The data quality and data governance community has a somewhat disconcerting habit to want to append the word “quality” to every phrase that has the word “data” in it. So it is no surprise that the growing use of the phrase “big data” has been duly followed by claims of the need for “big data quality” and “big data governance.”
Using internal data sources allows you to institute data quality monitoring and measurement within the data production flow. These inspections can be used to alert data stewards when some process is detected to be introducing data errors. At that point, the data steward can initiate some kind of remedial action to address the introduction of a data flaw to ensure the production of high-quality information.
However, the characteristics of the data sets and data streams used for big data analytics projects are somewhat different from those associated with typical data sources created as a byproduct of internal transaction processing or operational systems.
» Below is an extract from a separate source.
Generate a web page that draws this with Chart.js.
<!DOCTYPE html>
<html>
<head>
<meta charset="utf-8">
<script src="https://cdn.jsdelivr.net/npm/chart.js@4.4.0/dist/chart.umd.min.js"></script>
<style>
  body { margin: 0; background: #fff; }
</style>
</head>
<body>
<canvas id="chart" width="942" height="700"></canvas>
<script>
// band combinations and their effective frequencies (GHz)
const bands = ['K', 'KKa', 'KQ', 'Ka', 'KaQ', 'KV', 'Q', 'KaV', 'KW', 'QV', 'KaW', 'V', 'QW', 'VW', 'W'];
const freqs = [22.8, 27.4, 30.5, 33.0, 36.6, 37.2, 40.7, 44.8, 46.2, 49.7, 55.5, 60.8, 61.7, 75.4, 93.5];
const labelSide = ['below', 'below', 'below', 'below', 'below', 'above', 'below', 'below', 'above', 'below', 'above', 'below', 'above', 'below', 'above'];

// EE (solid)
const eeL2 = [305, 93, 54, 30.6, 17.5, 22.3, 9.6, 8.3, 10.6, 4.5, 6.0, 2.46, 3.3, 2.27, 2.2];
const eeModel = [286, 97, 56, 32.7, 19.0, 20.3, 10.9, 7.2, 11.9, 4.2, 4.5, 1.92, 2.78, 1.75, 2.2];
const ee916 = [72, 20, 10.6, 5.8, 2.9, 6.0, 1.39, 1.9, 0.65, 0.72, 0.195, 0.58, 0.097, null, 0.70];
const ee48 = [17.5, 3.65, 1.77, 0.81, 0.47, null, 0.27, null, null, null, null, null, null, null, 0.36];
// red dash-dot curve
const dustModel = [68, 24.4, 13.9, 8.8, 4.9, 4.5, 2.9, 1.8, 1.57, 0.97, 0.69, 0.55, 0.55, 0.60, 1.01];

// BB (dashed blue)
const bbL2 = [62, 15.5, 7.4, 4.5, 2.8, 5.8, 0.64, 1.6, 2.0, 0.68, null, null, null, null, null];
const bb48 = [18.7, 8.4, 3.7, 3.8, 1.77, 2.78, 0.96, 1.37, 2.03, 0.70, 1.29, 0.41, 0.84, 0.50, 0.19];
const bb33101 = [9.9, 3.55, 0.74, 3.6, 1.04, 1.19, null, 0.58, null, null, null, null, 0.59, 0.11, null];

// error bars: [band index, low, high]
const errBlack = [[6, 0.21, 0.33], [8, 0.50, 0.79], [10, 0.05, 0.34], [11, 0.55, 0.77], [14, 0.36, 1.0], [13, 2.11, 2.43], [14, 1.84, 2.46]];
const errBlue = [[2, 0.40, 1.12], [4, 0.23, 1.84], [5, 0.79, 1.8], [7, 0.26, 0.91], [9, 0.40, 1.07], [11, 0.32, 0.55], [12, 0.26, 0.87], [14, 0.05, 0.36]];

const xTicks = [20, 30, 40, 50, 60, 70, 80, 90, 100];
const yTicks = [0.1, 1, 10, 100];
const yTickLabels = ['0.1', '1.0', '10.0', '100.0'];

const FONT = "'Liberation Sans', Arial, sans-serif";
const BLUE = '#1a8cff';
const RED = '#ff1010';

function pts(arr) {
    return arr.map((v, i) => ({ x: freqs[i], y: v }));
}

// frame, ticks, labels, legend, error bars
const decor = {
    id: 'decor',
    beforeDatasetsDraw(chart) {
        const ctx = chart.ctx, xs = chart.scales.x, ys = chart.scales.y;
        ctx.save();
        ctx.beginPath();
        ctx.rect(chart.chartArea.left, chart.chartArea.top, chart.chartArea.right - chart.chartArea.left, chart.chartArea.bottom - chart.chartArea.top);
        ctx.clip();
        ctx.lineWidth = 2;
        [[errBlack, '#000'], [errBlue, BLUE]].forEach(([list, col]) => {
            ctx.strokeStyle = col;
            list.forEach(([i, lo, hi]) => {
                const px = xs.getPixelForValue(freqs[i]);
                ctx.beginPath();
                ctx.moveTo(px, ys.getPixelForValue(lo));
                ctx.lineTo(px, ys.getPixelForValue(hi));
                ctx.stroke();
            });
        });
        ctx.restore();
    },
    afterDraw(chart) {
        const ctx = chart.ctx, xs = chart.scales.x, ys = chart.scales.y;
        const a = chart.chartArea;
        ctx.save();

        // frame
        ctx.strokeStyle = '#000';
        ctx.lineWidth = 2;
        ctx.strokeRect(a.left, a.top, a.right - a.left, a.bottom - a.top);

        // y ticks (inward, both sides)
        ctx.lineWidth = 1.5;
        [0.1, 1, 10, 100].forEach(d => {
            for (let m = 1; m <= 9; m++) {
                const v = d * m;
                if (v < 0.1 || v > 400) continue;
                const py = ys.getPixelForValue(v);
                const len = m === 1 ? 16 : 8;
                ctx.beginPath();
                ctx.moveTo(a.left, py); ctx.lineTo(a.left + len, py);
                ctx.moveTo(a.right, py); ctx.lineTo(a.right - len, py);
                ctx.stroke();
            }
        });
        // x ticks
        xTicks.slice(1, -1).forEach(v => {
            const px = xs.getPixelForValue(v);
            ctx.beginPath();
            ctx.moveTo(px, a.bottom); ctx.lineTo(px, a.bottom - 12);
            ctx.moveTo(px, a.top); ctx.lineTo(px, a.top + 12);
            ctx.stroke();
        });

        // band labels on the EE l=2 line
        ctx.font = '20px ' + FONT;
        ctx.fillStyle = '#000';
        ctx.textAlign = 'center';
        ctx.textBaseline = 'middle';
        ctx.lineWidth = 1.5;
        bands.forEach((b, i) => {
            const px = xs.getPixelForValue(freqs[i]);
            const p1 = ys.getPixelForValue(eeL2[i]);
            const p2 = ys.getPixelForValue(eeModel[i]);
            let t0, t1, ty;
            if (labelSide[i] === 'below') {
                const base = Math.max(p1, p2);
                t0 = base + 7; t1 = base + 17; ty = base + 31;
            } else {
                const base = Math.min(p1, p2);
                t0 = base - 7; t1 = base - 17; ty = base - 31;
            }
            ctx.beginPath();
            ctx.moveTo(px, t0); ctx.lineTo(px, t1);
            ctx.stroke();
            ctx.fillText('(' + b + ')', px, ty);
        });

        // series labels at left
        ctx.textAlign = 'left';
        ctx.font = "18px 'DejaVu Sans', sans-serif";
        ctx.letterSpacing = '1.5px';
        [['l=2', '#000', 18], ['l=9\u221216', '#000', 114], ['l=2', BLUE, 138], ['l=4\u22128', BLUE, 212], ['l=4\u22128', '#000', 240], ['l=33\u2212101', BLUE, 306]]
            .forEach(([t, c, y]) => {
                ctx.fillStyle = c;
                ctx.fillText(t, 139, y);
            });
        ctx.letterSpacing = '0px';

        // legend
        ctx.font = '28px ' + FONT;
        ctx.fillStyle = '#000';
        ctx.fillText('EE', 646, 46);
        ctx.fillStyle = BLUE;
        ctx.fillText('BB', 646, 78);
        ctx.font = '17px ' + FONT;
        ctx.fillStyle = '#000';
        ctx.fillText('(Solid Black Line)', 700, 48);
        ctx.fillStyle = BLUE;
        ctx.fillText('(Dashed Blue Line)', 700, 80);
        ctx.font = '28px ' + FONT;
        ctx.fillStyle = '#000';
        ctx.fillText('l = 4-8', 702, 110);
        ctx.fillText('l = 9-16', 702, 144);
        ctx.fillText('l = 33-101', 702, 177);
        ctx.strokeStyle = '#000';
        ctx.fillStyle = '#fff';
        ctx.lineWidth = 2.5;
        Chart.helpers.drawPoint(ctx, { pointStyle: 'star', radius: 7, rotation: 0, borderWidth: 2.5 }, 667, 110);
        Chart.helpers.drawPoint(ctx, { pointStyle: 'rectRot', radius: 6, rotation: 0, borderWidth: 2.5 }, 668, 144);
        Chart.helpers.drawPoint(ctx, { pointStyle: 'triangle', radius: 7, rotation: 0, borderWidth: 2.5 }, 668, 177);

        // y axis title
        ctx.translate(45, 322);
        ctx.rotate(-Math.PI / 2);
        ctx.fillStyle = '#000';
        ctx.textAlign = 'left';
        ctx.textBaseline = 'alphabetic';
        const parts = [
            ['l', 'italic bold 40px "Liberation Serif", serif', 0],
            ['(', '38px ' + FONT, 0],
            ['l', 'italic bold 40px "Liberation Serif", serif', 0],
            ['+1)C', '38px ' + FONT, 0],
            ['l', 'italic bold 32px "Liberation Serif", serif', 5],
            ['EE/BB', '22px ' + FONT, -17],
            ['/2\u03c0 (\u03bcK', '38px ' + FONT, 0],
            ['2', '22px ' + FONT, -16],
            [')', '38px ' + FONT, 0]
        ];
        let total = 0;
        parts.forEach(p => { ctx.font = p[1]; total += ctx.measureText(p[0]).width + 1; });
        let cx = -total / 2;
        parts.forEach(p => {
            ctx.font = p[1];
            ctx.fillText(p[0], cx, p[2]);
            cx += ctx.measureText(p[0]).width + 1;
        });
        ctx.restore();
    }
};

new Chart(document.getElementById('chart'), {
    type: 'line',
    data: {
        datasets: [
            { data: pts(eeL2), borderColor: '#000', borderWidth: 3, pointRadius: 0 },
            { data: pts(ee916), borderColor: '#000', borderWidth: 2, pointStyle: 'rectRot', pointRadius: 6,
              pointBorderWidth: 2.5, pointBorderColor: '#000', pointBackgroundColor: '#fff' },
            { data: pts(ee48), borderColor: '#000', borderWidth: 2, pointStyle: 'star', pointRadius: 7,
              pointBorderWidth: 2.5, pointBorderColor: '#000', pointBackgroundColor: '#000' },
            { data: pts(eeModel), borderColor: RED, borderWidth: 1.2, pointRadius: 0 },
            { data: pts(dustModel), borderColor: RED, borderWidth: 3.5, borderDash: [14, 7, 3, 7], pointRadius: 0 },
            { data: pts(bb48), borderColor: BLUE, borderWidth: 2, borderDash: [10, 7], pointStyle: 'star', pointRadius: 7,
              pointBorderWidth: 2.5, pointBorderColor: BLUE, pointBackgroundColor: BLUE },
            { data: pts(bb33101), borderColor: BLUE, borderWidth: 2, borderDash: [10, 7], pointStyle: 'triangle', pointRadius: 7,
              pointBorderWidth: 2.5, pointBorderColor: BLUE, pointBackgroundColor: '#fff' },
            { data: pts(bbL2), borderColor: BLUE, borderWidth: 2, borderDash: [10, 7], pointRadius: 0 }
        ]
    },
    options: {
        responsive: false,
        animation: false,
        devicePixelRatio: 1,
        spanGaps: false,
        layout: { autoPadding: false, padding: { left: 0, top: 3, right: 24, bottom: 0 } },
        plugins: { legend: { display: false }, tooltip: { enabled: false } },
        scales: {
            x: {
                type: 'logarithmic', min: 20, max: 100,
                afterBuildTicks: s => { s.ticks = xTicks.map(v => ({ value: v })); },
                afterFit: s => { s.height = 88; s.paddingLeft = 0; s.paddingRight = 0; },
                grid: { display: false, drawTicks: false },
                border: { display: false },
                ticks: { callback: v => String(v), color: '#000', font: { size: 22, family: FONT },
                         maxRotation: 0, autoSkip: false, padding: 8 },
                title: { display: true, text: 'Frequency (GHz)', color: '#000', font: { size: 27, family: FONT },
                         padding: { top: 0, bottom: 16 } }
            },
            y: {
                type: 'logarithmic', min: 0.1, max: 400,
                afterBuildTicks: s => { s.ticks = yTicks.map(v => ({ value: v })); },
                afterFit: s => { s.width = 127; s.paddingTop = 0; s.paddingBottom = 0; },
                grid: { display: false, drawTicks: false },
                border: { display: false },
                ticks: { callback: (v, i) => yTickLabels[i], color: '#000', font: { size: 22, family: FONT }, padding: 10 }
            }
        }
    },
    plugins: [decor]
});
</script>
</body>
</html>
These applications will often absorb massive data sets from external sources whose creation points are far removed from their various repurposed uses, way beyond the administrative authority of anyone within the company.
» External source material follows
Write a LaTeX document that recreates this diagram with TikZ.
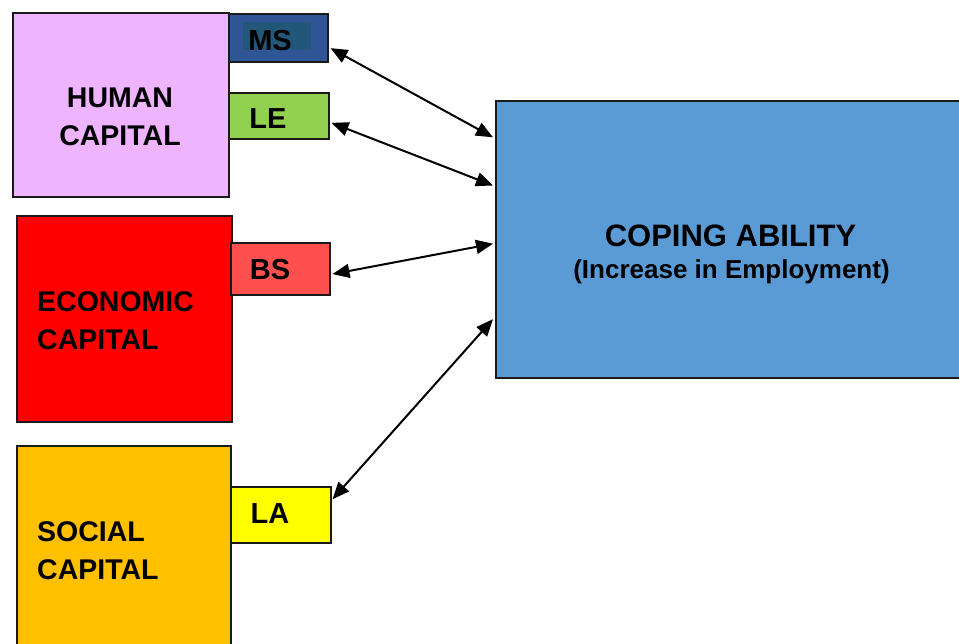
\documentclass[tikz,border=0pt]{standalone}
\usepackage{fontspec}
\setmainfont{Liberation Sans}
\usetikzlibrary{arrows.meta,calc}
\definecolor{humanpink}{HTML}{EEB4FF}
\definecolor{msblue}{HTML}{2F5597}
\definecolor{msinner}{HTML}{22577A}
\definecolor{legreen}{HTML}{92D050}
\definecolor{econred}{HTML}{FF0000}
\definecolor{bsred}{HTML}{FF5050}
\definecolor{socialgold}{HTML}{FFC000}
\definecolor{layellow}{HTML}{FFFF00}
\definecolor{copingblue}{HTML}{5B9BD5}
\definecolor{edge}{HTML}{1A1A1A}
\tikzset{
  block/.style={draw=edge, line width=1.5pt, inner sep=0pt, anchor=north west},
  bigtext/.style={font=\fontsize{28.5}{38}\selectfont\bfseries, inner sep=0pt, align=left},
  tagtext/.style={font=\fontsize{29}{32}\selectfont\bfseries, inner sep=0pt},
  link/.style={line width=2pt, {Triangle[length=17pt,width=14pt]}-{Triangle[length=17pt,width=14pt]}}
}
\begin{document}
\begin{tikzpicture}[x=1pt,y=-1pt]
\clip (0,0) rectangle (959,643);
\fill[white] (0,0) rectangle (959,643);

% capital blocks
\node[block, fill=humanpink, minimum width=216pt, minimum height=184pt] (human) at (12,12) {};
\node[block, fill=econred, minimum width=215pt, minimum height=206pt] (econ) at (16,215) {};
\node[block, fill=socialgold, minimum width=214pt, minimum height=230pt] (social) at (16,445) {};

% indicator tags
\node[block, fill=msblue, minimum width=99pt, minimum height=48pt] (ms) at (228,13) {};
\fill[msinner] (243,22) rectangle (311,50);
\node[tagtext] (mstext) at (270,41) {MS};
\node[block, fill=legreen, minimum width=100pt, minimum height=46pt] (le) at (228,92) {};
\node[tagtext] (letext) at (268,119) {LE};
\node[block, fill=bsred, minimum width=99pt, minimum height=52pt] (bs) at (230,242) {};
\node[tagtext] (bstext) at (270,270) {BS};
\node[block, fill=layellow, minimum width=100pt, minimum height=56pt] (la) at (230,486) {};
\node[tagtext] (latext) at (270,514) {LA};

% capital labels
\node[bigtext, align=center] (humantext) at (120,117) {HUMAN\\CAPITAL};
\node[bigtext, anchor=west] (econtext) at (37,321) {ECONOMIC\\CAPITAL};
\node[bigtext, anchor=west] (socialtext) at (37,551) {SOCIAL\\CAPITAL};

% outcome block
\node[block, fill=copingblue, minimum width=476pt, minimum height=277pt] (coping) at (495,100) {};
\node[inner sep=0pt, anchor=base, font=\fontsize{31}{36}\selectfont\bfseries]
  (copingtitle) at (730.5,246) {COPING ABILITY};
\node[inner sep=0pt, anchor=base, font=\fontsize{26}{30}\selectfont\bfseries]
  (copingsub) at (731.5,278) {(Increase in Employment)};

% two-way links
\draw[link] ($(ms.north east)!0.71!(ms.south east)+(2,0)$) -- ($(coping.north west)!0.134!(coping.south west)+(-2,0)$);
\draw[link] ($(le.north east)!0.65!(le.south east)+(2,0)$) -- ($(coping.north west)!0.307!(coping.south west)+(-2,0)$);
\draw[link] ($(bs.north east)!0.6!(bs.south east)+(2,0)$) -- ($(coping.north west)!0.516!(coping.south west)+(-2,0)$);
\draw[link] ($(la.north east)!0.23!(la.south east)+(1,0)$) -- ($(coping.north west)!0.787!(coping.south west)+(-2,0)$);
\end{tikzpicture}
\end{document}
That means that the traditional mantras of the data quality experts (such as “validate the data at the source” and “eliminate data defects”) do not apply. There are no places within the data production stream to institute inspection and monitoring, nor does the data steward have any means of influencing the quality of the data production process. Essentially, what you see is what you get.
So what does it really mean to advocate for “big data governance”? You might say that any scenario in which you cannot exercise control over the production process is not truly amenable to governance, since there is no way to eliminate the root causes of any data failures. On the other hand, perhaps governance, oversight and stewardship need to be redefined for the concepts to be meaningful in the big data context.
1 Comment
I would agree. Part of the excitement in big data is it's lack of governance and the skill (value add) organisations can provide is in managing this inherent lack of governance to extract value. However is this [lack of data governance] something new? Finance, Meteorology and Enginering have for years had to appraise the quality mutliple data feeds (internal and external to their organisation) to run thier business.